Jorge, Heather Longoria started program after special request from coaches

Abby Koenen (left) and Lexi Hill accidentally bump into each other during warmups last Saturday before the state title match. Both girls are Burlington Elite alumni. Most Lady Demons credit Elite as the reason they’re still playing volleyball. (Mike Ramczyk/SLN)


By Mike Ramczyk

Around the mid-2000’s, if you were a kid that was any good at volleyball in Burlington, you were paying an unnecessary price.

Parents coughed up large sums of money and logged tons of miles, sometimes 2-hour round trips, just to allow their kids to play at a competitive level.

That all changed in the summer of 2006, when Burlington volleyball coaches Teri Leach and Dan Lynch approached Jorge and Heather Longoria with a game-changing idea.

What if we allowed these girls to play the game they love without the burdens of money and excessive travel?

The Demon coaches asked the Longorias to start Burlington Elite, a developmental club idea that would keep Burlington talent in Burlington, cutting down on costs and long hours in the car.

Heather Longoria, who has had three girls play volleyball for the Demons, jumped on board immediately, and what started as a conversation in June became reality by October.

“It was a community travel team for kids that didn’t want to make the trip to Milwaukee,” she said Tuesday. “People were driving three times a week to the Milwaukee area.

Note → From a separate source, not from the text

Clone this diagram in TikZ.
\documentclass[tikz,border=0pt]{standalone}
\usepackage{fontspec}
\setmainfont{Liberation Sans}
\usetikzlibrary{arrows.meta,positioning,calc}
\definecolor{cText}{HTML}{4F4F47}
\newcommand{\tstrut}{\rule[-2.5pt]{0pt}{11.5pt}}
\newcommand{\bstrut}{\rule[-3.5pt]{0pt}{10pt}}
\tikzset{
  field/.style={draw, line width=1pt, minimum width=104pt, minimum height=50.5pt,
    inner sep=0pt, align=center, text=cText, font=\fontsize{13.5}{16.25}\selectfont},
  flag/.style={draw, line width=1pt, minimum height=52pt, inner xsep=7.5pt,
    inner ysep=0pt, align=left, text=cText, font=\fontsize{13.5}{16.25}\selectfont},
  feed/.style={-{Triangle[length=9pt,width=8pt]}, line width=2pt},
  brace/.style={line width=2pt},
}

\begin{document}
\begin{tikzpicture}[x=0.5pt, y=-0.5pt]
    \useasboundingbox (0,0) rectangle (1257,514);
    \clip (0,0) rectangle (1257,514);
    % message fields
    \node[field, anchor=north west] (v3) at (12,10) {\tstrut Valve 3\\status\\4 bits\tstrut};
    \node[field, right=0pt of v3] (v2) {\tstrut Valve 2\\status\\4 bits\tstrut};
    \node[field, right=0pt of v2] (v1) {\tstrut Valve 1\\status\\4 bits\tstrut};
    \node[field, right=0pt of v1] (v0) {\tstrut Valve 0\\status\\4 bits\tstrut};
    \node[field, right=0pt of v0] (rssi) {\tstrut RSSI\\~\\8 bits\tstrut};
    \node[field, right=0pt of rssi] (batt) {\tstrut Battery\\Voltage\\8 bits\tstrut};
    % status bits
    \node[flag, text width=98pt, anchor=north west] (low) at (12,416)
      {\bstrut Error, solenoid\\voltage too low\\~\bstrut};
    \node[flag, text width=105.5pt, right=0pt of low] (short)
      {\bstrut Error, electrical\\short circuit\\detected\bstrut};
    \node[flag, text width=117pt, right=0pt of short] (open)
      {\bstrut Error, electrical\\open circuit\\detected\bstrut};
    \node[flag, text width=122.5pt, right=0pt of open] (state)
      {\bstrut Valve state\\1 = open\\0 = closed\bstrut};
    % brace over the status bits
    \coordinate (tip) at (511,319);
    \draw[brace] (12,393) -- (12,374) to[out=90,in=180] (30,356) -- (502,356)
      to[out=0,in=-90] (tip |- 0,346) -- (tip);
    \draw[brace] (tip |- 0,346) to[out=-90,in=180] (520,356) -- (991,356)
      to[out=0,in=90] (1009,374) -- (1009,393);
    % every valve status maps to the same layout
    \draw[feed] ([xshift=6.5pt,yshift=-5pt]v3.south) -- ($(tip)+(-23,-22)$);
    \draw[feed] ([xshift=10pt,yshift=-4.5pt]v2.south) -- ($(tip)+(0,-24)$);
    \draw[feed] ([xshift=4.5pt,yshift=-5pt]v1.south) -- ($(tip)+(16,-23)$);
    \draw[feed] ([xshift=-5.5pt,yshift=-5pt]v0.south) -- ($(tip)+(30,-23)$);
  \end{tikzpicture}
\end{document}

Parents were busy teaching or coaching and didn’t have the time.”

A humble idea that started with three total teams in the first year triple by year two, and at its peak has had 17 teams.

The proof is in the pudding, as all 15 of last weekend’s state volleyball champion players once played for Burlington Elite.

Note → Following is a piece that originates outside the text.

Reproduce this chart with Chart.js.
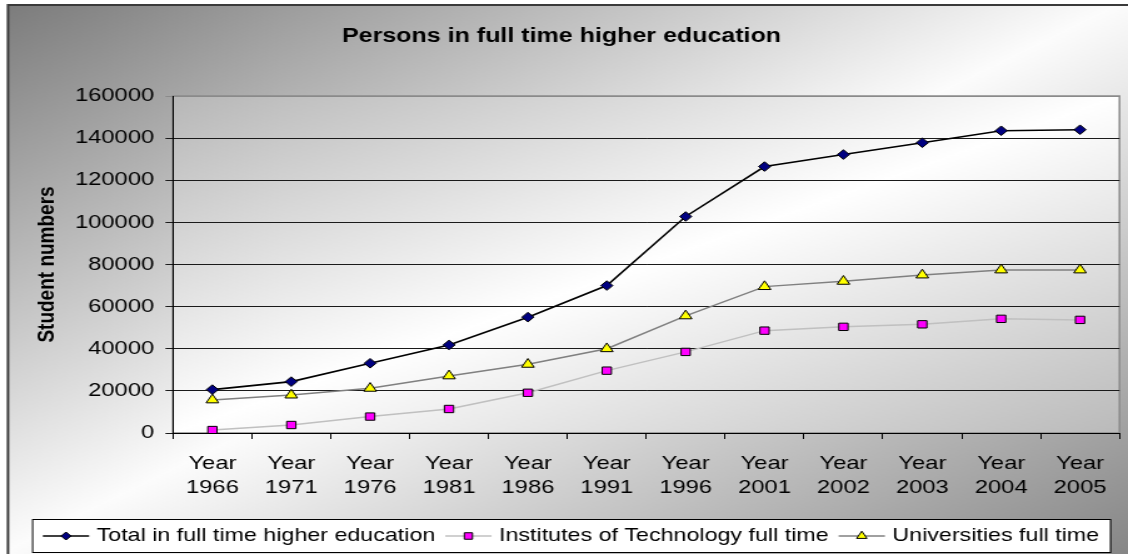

“The idea is that everyone will play,” Longoria said. “We never wanted to keep kids with us too long, so by the time they developed to a certain point, they’d join a bigger club like Wisconsin Juniors or Milwaukee Sting.”

“We wanted them involved and interested, and ready to have skills for the next level, so they can go on to bigger and better things. It’s so important in the younger years to develop those skills.”


A lifelong sorority

With the club season lasting from November to April, a lot of help is needed.

With teams from 10U to 14U, many volleyball enthusiasts come on as coaches, including area teachers and even former Demon players.

With guidance from “two of the best coaches in the state,” Longoria said, Karcher and Waller schools were able to provide gym time. She said all they did was buy a ball cart, and each girl bought their own ball.

An initial fee of less than $200 accounted for uniforms and tournament fees.

Coaches ranged from former players like Lauren Pesick, a former player and current boys volleyball assistant coach, and teachers like Julie Gesteland and Jackie Syens, who were able to coach their daughters.

A 501c non-profit organization, Burlington Elite gets help from many former players. It’s that bond and lifelong commitment to volleyball in the city that means the most to Leach.

“They had a ton of great input,” Leach said of the Longorias. “Coaching these kids is about those relationships you build with players and families, the lifelong friendships and support.”

“Elite is for those looking to play more than just in the summer. There’s a lot of volleyball desire, passion and knowledge here, and we wanted to let parents know they didn’t need to spend that money.”

Leach took over the reigns of Elite in 2012, and she and her coaching staff have enjoyed three state titles in the past seven years.

Most of the players through the years stay in touch. Leach said she received as many as 40 texts from former players after the state title victory.

“It’s non-stop,” she said of the constant support. “You build forever friendships.”

Thanks in part to humble beginnings with Elite, these girls are ready to contribute from day one as a freshman, according to current Elite coach Dave Wawrzyniakowski.


Teri Leach disagrees with a call last Saturday. Leach took over Burlington Elite in 2012 and has successfully kept her best talent at the high school level. (Mike Ramczyk/SLN)

All about fundamentals

An Elite coach for the past five years, Dave coached his daughter Alyssa, who graduated in 2016.

“It’s a very strong youth program to help feed the high school,” Wawrzyniakowski said. “They get a taste of volleyball and fall in love with the game. It’s a great opportunity to teach volleyball consistently, work on skills, and get better.”

“We stress passing, setting, hitting and working together. If you aren’t always working on your fundamentals, you aren’t going to get better.”

Wawrzyniakowski said the 10U teams play a lighter schedule and often introduce the sport to kids who have never touched a volleyball. The early years are meant for building, but by age 14, that competitive spirit starts to show.

“It’s neat to see the progression,” he said. “It’s a great thing. Kids get an opportunity, and you can see by the end of the season how much confidence they’ve gained.”

“When they get something, you can see it in their eyes.”

Longoria said that watching girls that her and her husband helped coach win a state title brought on plenty of emotion.

She said all it takes is a little bit of commitment to these kids, and great things can happen.

“We always wanted all kids to feel like they’re part of the team,” Longoria said.

“To see them play now with the same love they had when they were 12 is an awesome feeling. It doesn’t take money, just people that are committed to make it work.”